From The Newsletter, 7 November 1959.
Transcribed by Christian Hogsbjerg.


Following the Labour Party’s setback at the polls we may expect a period in which the main sphere of working-class political activity (in the broader and truer sense of the word ‘political’) will shift to industry. Because of the class-collaborationist line of the trade union bureaucrats, the struggle in industry will have to be conducted very much as a soldiers’ battle, through rank-and-file movements.

In some respects, the period ahead resembles that which opened in 1911, when the Labour Party’s serious losses in the two general elections of 1910 revealed the workers’ loss of confidence in its leadership, owing to the latter’s increasing assimilation to the Liberals whom they had originally set out to challenge.

That period saw unprecedented ‘labour unrest’ in which the shop stewards came into their own as the real leaders of the industrial workers. It came to an end with the great post-war depression which began at the end of 1920; but by then the Communist Party had emerged (to a considerable degree directly from this movement) and the Labour Party had been compelled to adjust itself to the mood of the workers by adopting a socialist programme.

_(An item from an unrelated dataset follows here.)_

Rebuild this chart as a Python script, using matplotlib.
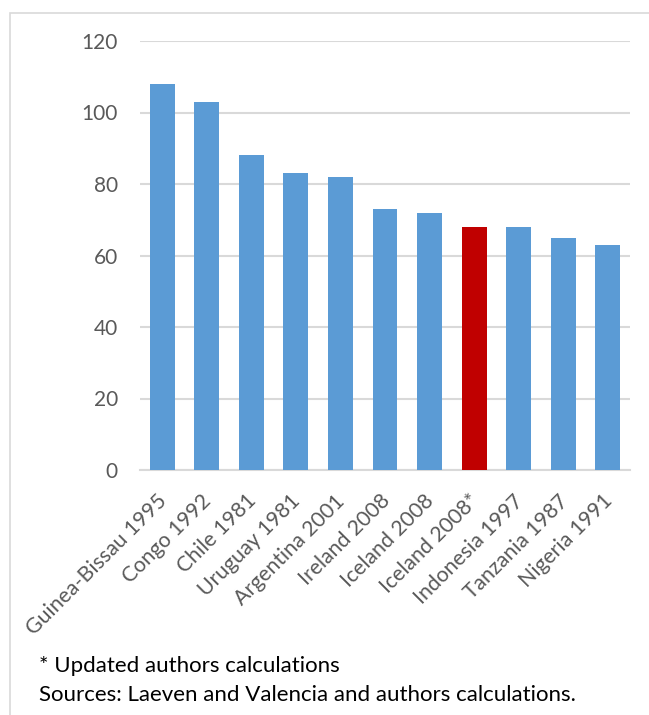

The whole period is full of lessons relevant to problems of today, both for its achievements and for its disappointments. Of particular interest now are the discussions that went on around ‘workers’ control’, which have a clear bearing on the question of what the difference is between capitalist nationalization and socialist nationalization.

A book published a few months ago by Basil Blackwell, of Oxford, gives a more comprehensive and detailed account of the period than has hitherto been available. It is The Shop Stewards’ Movement and Workers’ Control, 1910–1922, by Branko Pribicevic, a young Yugoslav scholar who worked at Nuffield College under the late G.D.H. Cole. (Cole was, of course, one of the leaders of ‘Guild Socialism’, an influential trend in the movement for workers’ control of industry at the end of the first world war). There is a book to be read and studied by all militants. Make sure your local library has it – or get them to get it for you through the National Central Library.
 

JOHNNY THEY HARDLY KNOW YE

Khrushchev told the Twentieth Congress of the Soviet Communist Party that what he called the cult of Stalin’s personality had done grave damage to the Soviet Union. Those who criticized this cult in its beginnings were therefore, one presumes, rendering a service to the Soviet people, while those who tried to discourage such criticism were (at any rate objectively) ‘anti-Soviet’.

‘When comrades affected by social-democratic tittle-tattling ask the question: “Isn’t Stalin being overpraised?” let them remember the role that Stalin played in this mighty transformation, and they will have their answer.’

Younger members of the Communist Party may be surprised to learn that the contributor of that great thought to the Communist Review for June 1935 was none other than John Ross Campbell, who now has the infernal cheek to accuse the Trotskyists of being anti-Soviet.